TASK DETAILS -
State how many lines of the listing below include the word "this". Give only the number.

----------------

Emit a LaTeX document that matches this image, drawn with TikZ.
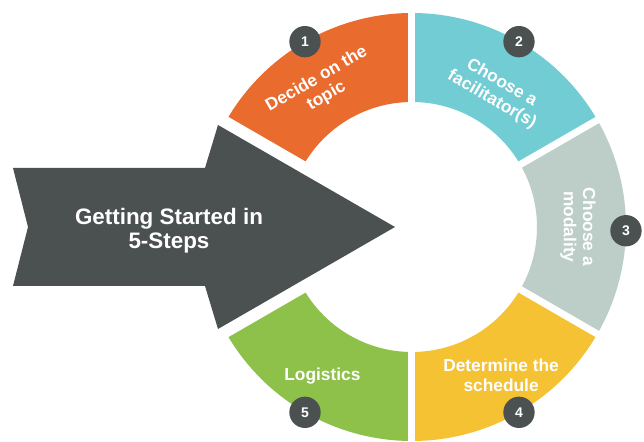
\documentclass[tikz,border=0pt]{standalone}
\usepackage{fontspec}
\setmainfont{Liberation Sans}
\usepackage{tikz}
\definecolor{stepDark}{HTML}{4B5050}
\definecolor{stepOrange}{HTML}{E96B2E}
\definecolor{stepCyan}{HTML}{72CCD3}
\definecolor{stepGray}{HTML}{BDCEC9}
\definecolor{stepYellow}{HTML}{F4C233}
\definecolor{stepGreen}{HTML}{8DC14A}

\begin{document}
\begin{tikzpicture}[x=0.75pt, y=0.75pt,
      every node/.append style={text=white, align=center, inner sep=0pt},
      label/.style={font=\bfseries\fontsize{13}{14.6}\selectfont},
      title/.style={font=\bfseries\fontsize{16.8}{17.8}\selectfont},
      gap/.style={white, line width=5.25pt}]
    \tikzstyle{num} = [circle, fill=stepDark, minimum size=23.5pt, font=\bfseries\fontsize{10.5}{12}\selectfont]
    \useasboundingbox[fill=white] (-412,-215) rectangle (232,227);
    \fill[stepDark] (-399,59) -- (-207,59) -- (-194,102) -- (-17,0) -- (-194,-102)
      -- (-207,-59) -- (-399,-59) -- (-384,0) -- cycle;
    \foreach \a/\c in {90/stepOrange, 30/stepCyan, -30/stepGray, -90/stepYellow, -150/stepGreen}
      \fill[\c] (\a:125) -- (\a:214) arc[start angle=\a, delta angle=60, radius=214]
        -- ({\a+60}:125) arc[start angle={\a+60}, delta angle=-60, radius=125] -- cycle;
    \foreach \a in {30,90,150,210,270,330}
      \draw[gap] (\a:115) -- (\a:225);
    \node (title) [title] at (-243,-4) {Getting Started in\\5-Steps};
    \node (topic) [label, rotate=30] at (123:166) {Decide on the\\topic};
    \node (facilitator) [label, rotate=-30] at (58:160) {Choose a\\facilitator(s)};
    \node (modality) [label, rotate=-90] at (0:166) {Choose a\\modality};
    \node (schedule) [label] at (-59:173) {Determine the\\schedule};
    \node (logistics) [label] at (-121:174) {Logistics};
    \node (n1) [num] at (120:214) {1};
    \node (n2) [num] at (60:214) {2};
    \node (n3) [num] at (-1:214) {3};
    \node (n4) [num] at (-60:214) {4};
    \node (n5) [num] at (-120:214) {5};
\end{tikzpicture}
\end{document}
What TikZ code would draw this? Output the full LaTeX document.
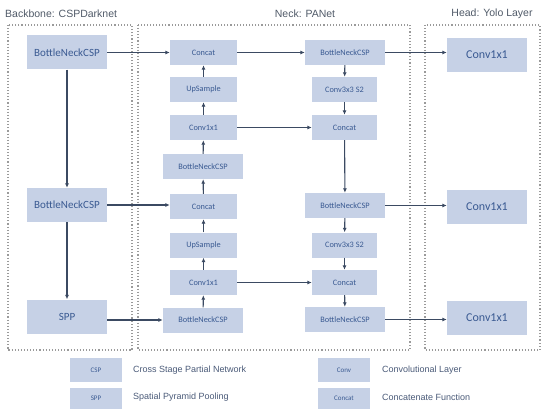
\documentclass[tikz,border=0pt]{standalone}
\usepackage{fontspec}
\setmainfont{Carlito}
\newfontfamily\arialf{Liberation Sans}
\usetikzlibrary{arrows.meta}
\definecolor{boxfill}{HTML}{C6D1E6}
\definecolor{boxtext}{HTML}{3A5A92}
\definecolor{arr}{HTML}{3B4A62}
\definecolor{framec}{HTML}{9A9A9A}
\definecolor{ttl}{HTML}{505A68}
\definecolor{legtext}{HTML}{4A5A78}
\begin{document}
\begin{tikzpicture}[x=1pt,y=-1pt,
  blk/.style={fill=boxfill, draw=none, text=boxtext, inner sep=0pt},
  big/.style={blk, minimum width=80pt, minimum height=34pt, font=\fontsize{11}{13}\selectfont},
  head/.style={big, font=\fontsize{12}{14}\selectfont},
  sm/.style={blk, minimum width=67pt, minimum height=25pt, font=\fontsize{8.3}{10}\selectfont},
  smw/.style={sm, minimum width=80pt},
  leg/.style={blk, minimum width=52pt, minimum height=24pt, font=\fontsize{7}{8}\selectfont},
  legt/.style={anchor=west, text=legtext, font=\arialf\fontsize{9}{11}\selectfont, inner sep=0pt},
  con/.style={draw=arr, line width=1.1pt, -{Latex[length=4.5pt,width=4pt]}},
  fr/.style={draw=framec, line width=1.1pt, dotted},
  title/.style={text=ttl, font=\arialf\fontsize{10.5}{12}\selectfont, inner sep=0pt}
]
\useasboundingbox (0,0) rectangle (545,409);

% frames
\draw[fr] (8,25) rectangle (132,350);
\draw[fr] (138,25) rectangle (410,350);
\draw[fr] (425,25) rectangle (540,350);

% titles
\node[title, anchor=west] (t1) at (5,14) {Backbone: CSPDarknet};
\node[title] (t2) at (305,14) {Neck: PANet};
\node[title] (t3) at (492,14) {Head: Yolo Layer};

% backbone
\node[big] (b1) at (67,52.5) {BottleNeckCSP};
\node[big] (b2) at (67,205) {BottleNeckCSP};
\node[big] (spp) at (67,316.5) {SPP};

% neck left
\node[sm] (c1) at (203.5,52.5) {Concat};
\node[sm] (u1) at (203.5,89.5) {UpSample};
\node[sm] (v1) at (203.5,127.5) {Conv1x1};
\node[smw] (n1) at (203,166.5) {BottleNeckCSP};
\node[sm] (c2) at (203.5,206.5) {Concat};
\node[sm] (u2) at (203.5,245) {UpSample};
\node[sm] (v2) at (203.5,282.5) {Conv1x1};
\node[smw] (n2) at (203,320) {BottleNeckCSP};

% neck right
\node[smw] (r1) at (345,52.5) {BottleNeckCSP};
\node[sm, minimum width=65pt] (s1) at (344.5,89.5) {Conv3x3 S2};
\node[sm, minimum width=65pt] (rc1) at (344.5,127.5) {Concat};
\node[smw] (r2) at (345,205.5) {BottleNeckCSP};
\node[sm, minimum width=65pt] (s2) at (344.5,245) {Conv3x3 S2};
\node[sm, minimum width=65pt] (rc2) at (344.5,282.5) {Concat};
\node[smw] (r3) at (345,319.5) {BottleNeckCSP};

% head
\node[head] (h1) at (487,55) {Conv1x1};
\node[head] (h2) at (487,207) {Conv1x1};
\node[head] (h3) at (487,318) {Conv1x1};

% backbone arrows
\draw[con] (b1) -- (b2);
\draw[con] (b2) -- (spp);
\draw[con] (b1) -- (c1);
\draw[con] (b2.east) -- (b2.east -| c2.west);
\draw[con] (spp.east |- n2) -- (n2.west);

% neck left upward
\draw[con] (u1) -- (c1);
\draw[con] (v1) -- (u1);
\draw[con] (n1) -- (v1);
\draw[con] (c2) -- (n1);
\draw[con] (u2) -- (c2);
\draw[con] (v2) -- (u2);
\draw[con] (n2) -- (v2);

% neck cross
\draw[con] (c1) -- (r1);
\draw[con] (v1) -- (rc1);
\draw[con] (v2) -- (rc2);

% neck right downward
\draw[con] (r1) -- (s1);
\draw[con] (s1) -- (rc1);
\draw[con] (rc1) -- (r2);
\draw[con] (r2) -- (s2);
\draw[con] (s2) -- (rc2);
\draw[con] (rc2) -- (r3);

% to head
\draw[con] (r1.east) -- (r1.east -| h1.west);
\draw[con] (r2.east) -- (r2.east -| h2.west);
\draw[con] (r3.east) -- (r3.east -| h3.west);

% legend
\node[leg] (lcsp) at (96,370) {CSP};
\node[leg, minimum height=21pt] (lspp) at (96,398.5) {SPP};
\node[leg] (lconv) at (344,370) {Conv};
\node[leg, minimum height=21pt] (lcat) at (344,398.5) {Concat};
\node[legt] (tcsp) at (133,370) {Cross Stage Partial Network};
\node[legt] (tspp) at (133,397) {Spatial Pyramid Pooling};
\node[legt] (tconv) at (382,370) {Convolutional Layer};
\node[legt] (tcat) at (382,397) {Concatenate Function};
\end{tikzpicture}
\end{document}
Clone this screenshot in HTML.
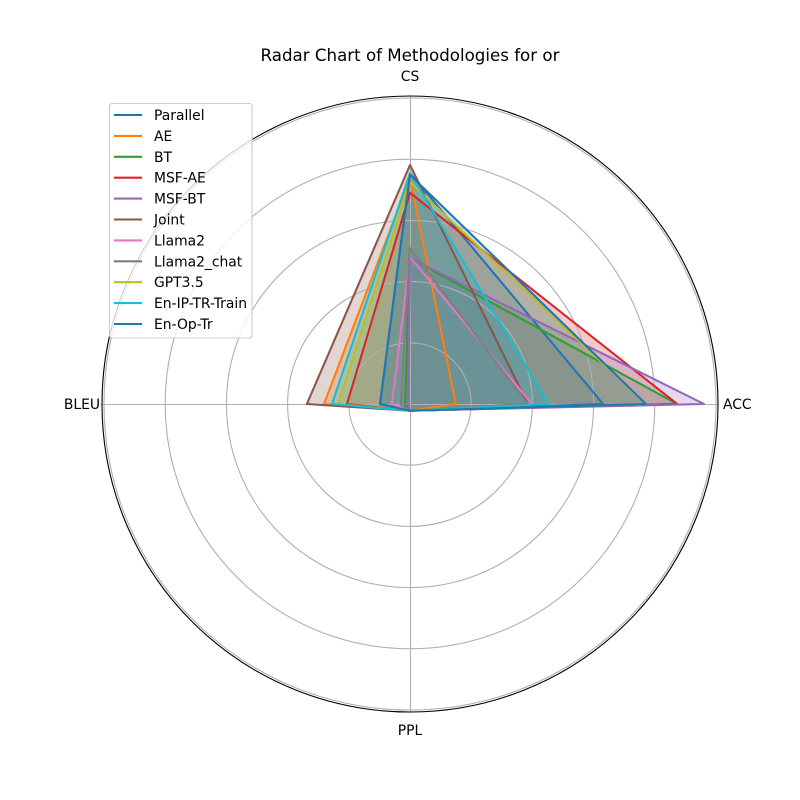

----------------

FINISHED ANSWER -
3